Lowell Labor History

Ida E. Brown (1854-1934)

Merrimack Mill Workers 1920

 Lowell Mass, Merrimack Mills, 1920, Lowell Historical Society, Photograph Collection, Center for Lowell History, UMass Lowell Libraries.

Ida E. Brown was among the few female overseers in Lowell in the late 19th century. Born in the rural village of Lowell, Vermont, in 1854, she was the daughter of William and Martha Brown. Her father ran a small store the village. After his death in the 1860s, Ida’s mother married Edward Stevenson, an English immigrant who operated one of the area’s more prosperous farms.
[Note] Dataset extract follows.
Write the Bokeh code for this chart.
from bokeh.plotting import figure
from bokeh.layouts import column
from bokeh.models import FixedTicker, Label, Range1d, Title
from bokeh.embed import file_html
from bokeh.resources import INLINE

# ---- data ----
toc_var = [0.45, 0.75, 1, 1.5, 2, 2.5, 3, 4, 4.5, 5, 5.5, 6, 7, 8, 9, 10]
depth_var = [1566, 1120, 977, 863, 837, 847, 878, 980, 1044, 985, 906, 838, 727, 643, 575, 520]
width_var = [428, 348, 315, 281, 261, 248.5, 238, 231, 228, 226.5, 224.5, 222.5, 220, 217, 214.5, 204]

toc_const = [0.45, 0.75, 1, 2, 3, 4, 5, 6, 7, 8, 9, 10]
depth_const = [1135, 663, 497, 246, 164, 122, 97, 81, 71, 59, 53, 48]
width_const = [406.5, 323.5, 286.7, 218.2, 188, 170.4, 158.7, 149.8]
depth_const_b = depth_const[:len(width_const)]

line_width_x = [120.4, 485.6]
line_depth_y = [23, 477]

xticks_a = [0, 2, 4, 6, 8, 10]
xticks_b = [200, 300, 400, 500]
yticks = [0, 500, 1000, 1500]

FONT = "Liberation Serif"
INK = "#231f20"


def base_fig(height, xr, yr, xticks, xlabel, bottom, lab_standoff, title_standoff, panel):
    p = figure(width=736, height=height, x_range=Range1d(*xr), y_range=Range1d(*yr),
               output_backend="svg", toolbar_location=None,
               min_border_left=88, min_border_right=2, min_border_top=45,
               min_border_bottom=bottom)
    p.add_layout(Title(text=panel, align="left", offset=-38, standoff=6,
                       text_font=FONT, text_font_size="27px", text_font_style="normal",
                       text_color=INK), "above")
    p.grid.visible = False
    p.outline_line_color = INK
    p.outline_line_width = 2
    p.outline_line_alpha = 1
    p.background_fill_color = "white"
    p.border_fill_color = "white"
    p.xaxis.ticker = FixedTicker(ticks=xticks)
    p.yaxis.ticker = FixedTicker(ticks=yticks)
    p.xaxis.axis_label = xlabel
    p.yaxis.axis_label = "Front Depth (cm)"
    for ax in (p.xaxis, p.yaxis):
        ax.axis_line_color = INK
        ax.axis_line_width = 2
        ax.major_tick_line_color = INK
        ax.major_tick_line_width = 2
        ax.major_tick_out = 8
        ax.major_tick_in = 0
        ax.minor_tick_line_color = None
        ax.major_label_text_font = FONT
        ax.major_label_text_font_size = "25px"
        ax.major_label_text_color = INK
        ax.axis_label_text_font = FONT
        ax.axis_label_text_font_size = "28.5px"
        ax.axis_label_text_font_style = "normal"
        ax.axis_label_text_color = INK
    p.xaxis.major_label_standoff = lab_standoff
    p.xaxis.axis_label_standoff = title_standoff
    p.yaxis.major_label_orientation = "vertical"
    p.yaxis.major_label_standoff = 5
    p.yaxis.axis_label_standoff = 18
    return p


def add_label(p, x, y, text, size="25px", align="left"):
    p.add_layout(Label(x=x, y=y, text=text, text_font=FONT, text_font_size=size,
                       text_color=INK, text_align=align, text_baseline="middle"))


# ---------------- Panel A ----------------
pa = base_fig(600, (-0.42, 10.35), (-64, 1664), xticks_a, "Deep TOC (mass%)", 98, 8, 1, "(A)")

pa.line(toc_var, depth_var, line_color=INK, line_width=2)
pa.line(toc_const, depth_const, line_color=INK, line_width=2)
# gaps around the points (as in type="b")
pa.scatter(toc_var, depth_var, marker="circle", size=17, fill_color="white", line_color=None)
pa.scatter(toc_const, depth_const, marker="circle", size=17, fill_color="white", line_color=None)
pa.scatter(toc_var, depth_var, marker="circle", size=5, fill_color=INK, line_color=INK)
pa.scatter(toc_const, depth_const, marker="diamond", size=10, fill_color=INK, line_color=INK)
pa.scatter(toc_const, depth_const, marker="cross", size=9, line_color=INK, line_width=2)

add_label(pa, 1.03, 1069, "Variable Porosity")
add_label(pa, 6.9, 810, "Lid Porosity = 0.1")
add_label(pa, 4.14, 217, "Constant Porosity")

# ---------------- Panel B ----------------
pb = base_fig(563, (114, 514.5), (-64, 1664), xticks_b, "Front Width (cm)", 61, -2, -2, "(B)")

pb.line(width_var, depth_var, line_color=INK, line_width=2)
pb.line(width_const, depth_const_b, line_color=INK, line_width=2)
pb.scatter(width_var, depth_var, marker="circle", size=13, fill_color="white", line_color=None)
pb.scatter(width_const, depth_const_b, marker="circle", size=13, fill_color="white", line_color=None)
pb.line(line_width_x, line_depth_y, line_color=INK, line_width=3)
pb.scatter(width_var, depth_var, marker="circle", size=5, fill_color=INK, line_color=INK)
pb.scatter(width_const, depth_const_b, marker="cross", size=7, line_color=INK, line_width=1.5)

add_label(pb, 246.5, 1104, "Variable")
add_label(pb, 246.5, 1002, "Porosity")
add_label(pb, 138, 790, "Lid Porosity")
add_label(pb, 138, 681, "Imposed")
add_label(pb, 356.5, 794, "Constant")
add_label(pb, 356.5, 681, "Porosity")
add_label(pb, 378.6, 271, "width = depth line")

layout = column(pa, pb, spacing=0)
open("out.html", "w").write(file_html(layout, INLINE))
It is not clear why she left the family farm, but in the 1870s, in her early 20s, Ida Brown moved to Lowell, Massachusetts, and obtained a job in the Merrimack Mills. She resided in one of the Merrimack Corporation’s “front row” boardinghouses on Dutton Street. Little is known about her life in Lowell other than she was socially active and a talented whist card player. It appears she was a spinner and worked her entire career in the Merrimack Mills. By the late 1890s she had become a “forewoman” (overseer) very likely in the cotton spinning department. Of the six forewomen listed in Lowell’s city directory for 1900, Brown was the only one employed in a factory of the city’s large cotton corporations. She continued to reside in a corporation boardinghouse, living on Worthen Street, and remaining there even after the Merrimack Corporation sold all of its boardinghouse properties. After a career of more than 50 years with the company, Ida Brown retired in the early 1930s and died in 1934 while rooming in a house on Lane Street in the city’s Highlands neighborhood.1

Obituary of Ida E. Brown, Lowell Sun, February 14, 1934.